Dataset excerpt:
-*-*-
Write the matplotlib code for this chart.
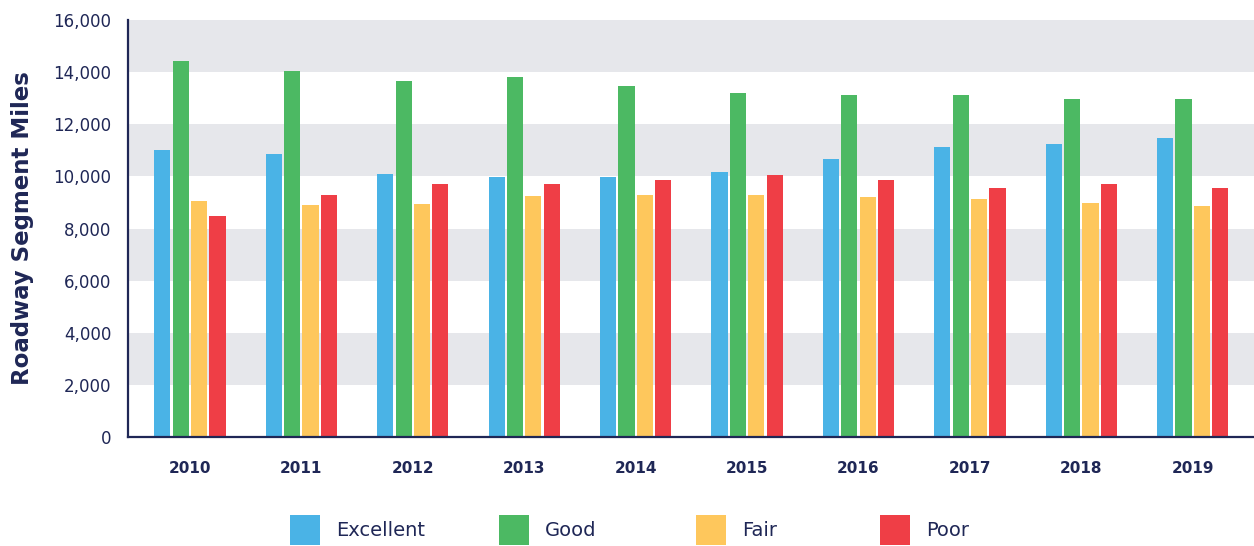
import matplotlib
matplotlib.use("Agg")
import matplotlib.pyplot as plt
from matplotlib.patches import Rectangle
import numpy as np

years = ["2010", "2011", "2012", "2013", "2014", "2015", "2016", "2017", "2018", "2019"]
excellent = [11000, 10840, 10080, 9970, 9970, 10160, 10650, 11110, 11260, 11490]
good = [14430, 14050, 13670, 13820, 13480, 13210, 13130, 13130, 12980, 12980]
fair = [9050, 8900, 8930, 9240, 9280, 9280, 9200, 9130, 8970, 8860]
poor = [8480, 9280, 9700, 9700, 9850, 10040, 9850, 9550, 9700, 9550]
series_names = ["Excellent", "Good", "Fair", "Poor"]
yticks = [0, 2000, 4000, 6000, 8000, 10000, 12000, 14000, 16000]

colors = ["#4AB3E6", "#4CB963", "#FEC75C", "#EF3E46"]
navy = "#1F2756"
band = "#E6E7EB"

fig = plt.figure(figsize=(12.54, 5.46), dpi=100)
ax = fig.add_axes([128/1254, 1-437/546, 1-128/1254, (437-20)/546])

x = np.arange(len(years))
width = 0.145
step = 0.165
for i, (vals, c) in enumerate(zip([excellent, good, fair, poor], colors)):
    ax.bar(x + (i - 1.5) * step, vals, width=width, color=c, zorder=3, linewidth=0)

for lo in [2000, 6000, 10000, 14000]:
    ax.axhspan(lo, lo + 2000, color=band, zorder=0, linewidth=0)

ax.set_ylim(0, 16000)
ax.set_xlim(-0.556, 9.55)
ax.set_yticks(yticks)
ax.set_yticklabels([f"{v:,}" for v in yticks], fontsize=12, color=navy)
ax.set_xticks(x)
ax.set_xticklabels(years, fontsize=11, color=navy, fontweight="semibold")
ax.tick_params(axis="y", length=0, pad=12)
ax.tick_params(axis="x", length=0, pad=17)
for s in ["top", "right"]:
    ax.spines[s].set_visible(False)
for s in ["left", "bottom"]:
    ax.spines[s].set_color(navy)
    ax.spines[s].set_linewidth(1.6)
    ax.spines[s].set_zorder(5)
ax.set_ylabel("Roadway Segment Miles", fontsize=16.5, fontweight="bold", color=navy)
ax.yaxis.set_label_coords(-0.094, 0.5)
ax.yaxis.label.set_va("center")

# legend drawn manually
leg_x = [290, 499, 696, 880]
for name, c, lx in zip(series_names, colors, leg_x):
    fig.add_artist(Rectangle((lx/1254, 1-545/546), 30/1254, 30/546, transform=fig.transFigure,
                             color=c, linewidth=0))
    fig.text((lx+46)/1254, 1-530/546, name, fontsize=14, color=navy, va="center", ha="left")

fig.savefig("out.png", dpi=100)
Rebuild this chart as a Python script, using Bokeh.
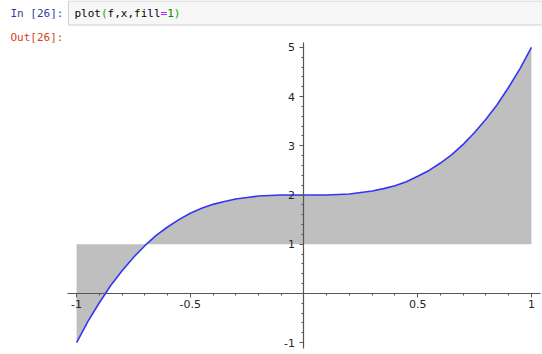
import numpy as np
from bokeh.plotting import figure
from bokeh.models import Range1d, FixedTicker, Label, BoxAnnotation
from bokeh.embed import file_html
from bokeh.resources import INLINE

# sampled values of f over [-1, 1]
x_vals = [-1.00, -0.95, -0.90, -0.85, -0.80, -0.75, -0.70, -0.65, -0.60, -0.55,
          -0.50, -0.45, -0.40, -0.35, -0.30, -0.25, -0.20, -0.15, -0.10, -0.05,
          0.00, 0.05, 0.10, 0.15, 0.20, 0.25, 0.30, 0.35, 0.40, 0.45,
          0.50, 0.55, 0.60, 0.65, 0.70, 0.75, 0.80, 0.85, 0.90, 0.95, 1.00]
f_vals = [-1.00, -0.57, -0.19, 0.16, 0.46, 0.73, 0.97, 1.18, 1.35, 1.50,
          1.63, 1.73, 1.81, 1.87, 1.92, 1.95, 1.98, 1.99, 2.00, 2.00,
          2.00, 2.00, 2.00, 2.01, 2.02, 2.05, 2.08, 2.13, 2.19, 2.27,
          2.38, 2.50, 2.65, 2.82, 3.03, 3.27, 3.54, 3.84, 4.19, 4.57, 5.00]
fill_level = 1

x_major = [-1, -0.5, 0.5, 1]
x_labels = {-1: "-1", -0.5: "-0.5", 0.5: "0.5", 1: "1"}
y_major = [-1, 1, 2, 3, 4, 5]
y_labels = {-1: "-1", 1: "1", 2: "2", 3: "3", 4: "4", 5: "5"}

W, H = 542, 354

# the plot frame spans the whole canvas; the notebook header sits in its top strip
p = figure(width=W, height=H,
           x_range=Range1d(-1.3346, 1.0488), y_range=Range1d(-1.242, 5.954),
           min_border_left=0, min_border_right=0,
           min_border_top=0, min_border_bottom=0,
           output_backend="svg", toolbar_location=None)
p.outline_line_color = None
p.xgrid.visible = False
p.ygrid.visible = False
p.background_fill_color = "white"
p.border_fill_color = "white"

# shaded region between f and the fill level, then the curve itself
p.varea(x=x_vals, y1=f_vals, y2=[fill_level] * len(x_vals), fill_color="#bfbfbf")
p.line(x_vals, f_vals, line_color="#3535f5", line_width=1.6)

# axes crossing at the origin
axis_color = "#555555"
for ax in (p.xaxis[0], p.yaxis[0]):
    ax.fixed_location = 0
    ax.axis_line_color = axis_color
    ax.axis_line_width = 1.2
    ax.major_tick_line_color = axis_color
    ax.minor_tick_line_color = axis_color
    ax.major_tick_in = 0
    ax.major_tick_out = 4
    ax.minor_tick_in = 0
    ax.minor_tick_out = 2
    ax.major_label_text_font = "DejaVu Sans"
    ax.major_label_text_font_size = "11px"
    ax.major_label_text_color = "#262626"

p.xaxis[0].bounds = (-1.04, 1.04)
p.xaxis[0].ticker = FixedTicker(ticks=x_major,
                                minor_ticks=list(np.round(np.arange(-1.0, 1.001, 0.1), 2)))
p.xaxis[0].major_label_overrides = x_labels
p.xaxis[0].major_label_standoff = 3
p.yaxis[0].bounds = (-1.12, 5.10)
p.yaxis[0].ticker = FixedTicker(ticks=y_major,
                                minor_ticks=list(np.round(np.arange(-1.0, 5.001, 0.2), 2)))
p.yaxis[0].major_label_overrides = y_labels
p.yaxis[0].major_label_standoff = 5

# notebook cell header: prompt, code box and output prompt (screen units, y up)
p.add_layout(BoxAnnotation(left=68, right=W + 5, top=H - 0.5, bottom=H - 24.5,
                           left_units="screen", right_units="screen",
                           top_units="screen", bottom_units="screen",
                           fill_color="#f7f7f7", fill_alpha=1,
                           line_color="#cfcfcf", line_width=1, line_alpha=1))

mono = "DejaVu Sans Mono"
p.add_layout(Label(x=10, y=H - 12.5, x_units="screen", y_units="screen",
                   text="In [26]:", text_font=mono, text_font_size="11px",
                   text_color="#303F9F", text_baseline="middle"))
p.add_layout(Label(x=10, y=H - 37, x_units="screen", y_units="screen",
                   text="Out[26]:", text_font=mono, text_font_size="11px",
                   text_color="#D84315", text_baseline="middle"))

char_w = 6.62
code_parts = [("plot", 0, "#000000"), ("(", 4, "#00aa00"), ("f,x,fill", 5, "#000000"),
              ("=", 13, "#AA22FF"), ("1", 14, "#008800"), (")", 15, "#00aa00")]
for txt, col, color in code_parts:
    p.add_layout(Label(x=74 + col * char_w, y=H - 12.5, x_units="screen", y_units="screen",
                       text=txt, text_font=mono, text_font_size="11px",
                       text_color=color, text_baseline="middle"))

open("out.html", "w").write(file_html(p, INLINE))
-*-*-
Omit the pictures, then quote the rest of the material above exactly.

Write the matplotlib code for this chart.
import matplotlib
matplotlib.use("Agg")
import matplotlib.pyplot as plt
from matplotlib.patches import Rectangle
import numpy as np

years = ["2010", "2011", "2012", "2013", "2014", "2015", "2016", "2017", "2018", "2019"]
excellent = [11000, 10840, 10080, 9970, 9970, 10160, 10650, 11110, 11260, 11490]
good = [14430, 14050, 13670, 13820, 13480, 13210, 13130, 13130, 12980, 12980]
fair = [9050, 8900, 8930, 9240, 9280, 9280, 9200, 9130, 8970, 8860]
poor = [8480, 9280, 9700, 9700, 9850, 10040, 9850, 9550, 9700, 9550]
series_names = ["Excellent", "Good", "Fair", "Poor"]
yticks = [0, 2000, 4000, 6000, 8000, 10000, 12000, 14000, 16000]

colors = ["#4AB3E6", "#4CB963", "#FEC75C", "#EF3E46"]
navy = "#1F2756"
band = "#E6E7EB"

fig = plt.figure(figsize=(12.54, 5.46), dpi=100)
ax = fig.add_axes([128/1254, 1-437/546, 1-128/1254, (437-20)/546])

x = np.arange(len(years))
width = 0.145
step = 0.165
for i, (vals, c) in enumerate(zip([excellent, good, fair, poor], colors)):
    ax.bar(x + (i - 1.5) * step, vals, width=width, color=c, zorder=3, linewidth=0)

for lo in [2000, 6000, 10000, 14000]:
    ax.axhspan(lo, lo + 2000, color=band, zorder=0, linewidth=0)

ax.set_ylim(0, 16000)
ax.set_xlim(-0.556, 9.55)
ax.set_yticks(yticks)
ax.set_yticklabels([f"{v:,}" for v in yticks], fontsize=12, color=navy)
ax.set_xticks(x)
ax.set_xticklabels(years, fontsize=11, color=navy, fontweight="semibold")
ax.tick_params(axis="y", length=0, pad=12)
ax.tick_params(axis="x", length=0, pad=17)
for s in ["top", "right"]:
    ax.spines[s].set_visible(False)
for s in ["left", "bottom"]:
    ax.spines[s].set_color(navy)
    ax.spines[s].set_linewidth(1.6)
    ax.spines[s].set_zorder(5)
ax.set_ylabel("Roadway Segment Miles", fontsize=16.5, fontweight="bold", color=navy)
ax.yaxis.set_label_coords(-0.094, 0.5)
ax.yaxis.label.set_va("center")

# legend drawn manually
leg_x = [290, 499, 696, 880]
for name, c, lx in zip(series_names, colors, leg_x):
    fig.add_artist(Rectangle((lx/1254, 1-545/546), 30/1254, 30/546, transform=fig.transFigure,
                             color=c, linewidth=0))
    fig.text((lx+46)/1254, 1-530/546, name, fontsize=14, color=navy, va="center", ha="left")

fig.savefig("out.png", dpi=100)
Rebuild this chart as a Python script, using Bokeh.
import numpy as np
from bokeh.plotting import figure
from bokeh.models import Range1d, FixedTicker, Label, BoxAnnotation
from bokeh.embed import file_html
from bokeh.resources import INLINE

# sampled values of f over [-1, 1]
x_vals = [-1.00, -0.95, -0.90, -0.85, -0.80, -0.75, -0.70, -0.65, -0.60, -0.55,
          -0.50, -0.45, -0.40, -0.35, -0.30, -0.25, -0.20, -0.15, -0.10, -0.05,
          0.00, 0.05, 0.10, 0.15, 0.20, 0.25, 0.30, 0.35, 0.40, 0.45,
          0.50, 0.55, 0.60, 0.65, 0.70, 0.75, 0.80, 0.85, 0.90, 0.95, 1.00]
f_vals = [-1.00, -0.57, -0.19, 0.16, 0.46, 0.73, 0.97, 1.18, 1.35, 1.50,
          1.63, 1.73, 1.81, 1.87, 1.92, 1.95, 1.98, 1.99, 2.00, 2.00,
          2.00, 2.00, 2.00, 2.01, 2.02, 2.05, 2.08, 2.13, 2.19, 2.27,
          2.38, 2.50, 2.65, 2.82, 3.03, 3.27, 3.54, 3.84, 4.19, 4.57, 5.00]
fill_level = 1

x_major = [-1, -0.5, 0.5, 1]
x_labels = {-1: "-1", -0.5: "-0.5", 0.5: "0.5", 1: "1"}
y_major = [-1, 1, 2, 3, 4, 5]
y_labels = {-1: "-1", 1: "1", 2: "2", 3: "3", 4: "4", 5: "5"}

W, H = 542, 354

# the plot frame spans the whole canvas; the notebook header sits in its top strip
p = figure(width=W, height=H,
           x_range=Range1d(-1.3346, 1.0488), y_range=Range1d(-1.242, 5.954),
           min_border_left=0, min_border_right=0,
           min_border_top=0, min_border_bottom=0,
           output_backend="svg", toolbar_location=None)
p.outline_line_color = None
p.xgrid.visible = False
p.ygrid.visible = False
p.background_fill_color = "white"
p.border_fill_color = "white"

# shaded region between f and the fill level, then the curve itself
p.varea(x=x_vals, y1=f_vals, y2=[fill_level] * len(x_vals), fill_color="#bfbfbf")
p.line(x_vals, f_vals, line_color="#3535f5", line_width=1.6)

# axes crossing at the origin
axis_color = "#555555"
for ax in (p.xaxis[0], p.yaxis[0]):
    ax.fixed_location = 0
    ax.axis_line_color = axis_color
    ax.axis_line_width = 1.2
    ax.major_tick_line_color = axis_color
    ax.minor_tick_line_color = axis_color
    ax.major_tick_in = 0
    ax.major_tick_out = 4
    ax.minor_tick_in = 0
    ax.minor_tick_out = 2
    ax.major_label_text_font = "DejaVu Sans"
    ax.major_label_text_font_size = "11px"
    ax.major_label_text_color = "#262626"

p.xaxis[0].bounds = (-1.04, 1.04)
p.xaxis[0].ticker = FixedTicker(ticks=x_major,
                                minor_ticks=list(np.round(np.arange(-1.0, 1.001, 0.1), 2)))
p.xaxis[0].major_label_overrides = x_labels
p.xaxis[0].major_label_standoff = 3
p.yaxis[0].bounds = (-1.12, 5.10)
p.yaxis[0].ticker = FixedTicker(ticks=y_major,
                                minor_ticks=list(np.round(np.arange(-1.0, 5.001, 0.2), 2)))
p.yaxis[0].major_label_overrides = y_labels
p.yaxis[0].major_label_standoff = 5

# notebook cell header: prompt, code box and output prompt (screen units, y up)
p.add_layout(BoxAnnotation(left=68, right=W + 5, top=H - 0.5, bottom=H - 24.5,
                           left_units="screen", right_units="screen",
                           top_units="screen", bottom_units="screen",
                           fill_color="#f7f7f7", fill_alpha=1,
                           line_color="#cfcfcf", line_width=1, line_alpha=1))

mono = "DejaVu Sans Mono"
p.add_layout(Label(x=10, y=H - 12.5, x_units="screen", y_units="screen",
                   text="In [26]:", text_font=mono, text_font_size="11px",
                   text_color="#303F9F", text_baseline="middle"))
p.add_layout(Label(x=10, y=H - 37, x_units="screen", y_units="screen",
                   text="Out[26]:", text_font=mono, text_font_size="11px",
                   text_color="#D84315", text_baseline="middle"))

char_w = 6.62
code_parts = [("plot", 0, "#000000"), ("(", 4, "#00aa00"), ("f,x,fill", 5, "#000000"),
              ("=", 13, "#AA22FF"), ("1", 14, "#008800"), (")", 15, "#00aa00")]
for txt, col, color in code_parts:
    p.add_layout(Label(x=74 + col * char_w, y=H - 12.5, x_units="screen", y_units="screen",
                       text=txt, text_font=mono, text_font_size="11px",
                       text_color=color, text_baseline="middle"))

open("out.html", "w").write(file_html(p, INLINE))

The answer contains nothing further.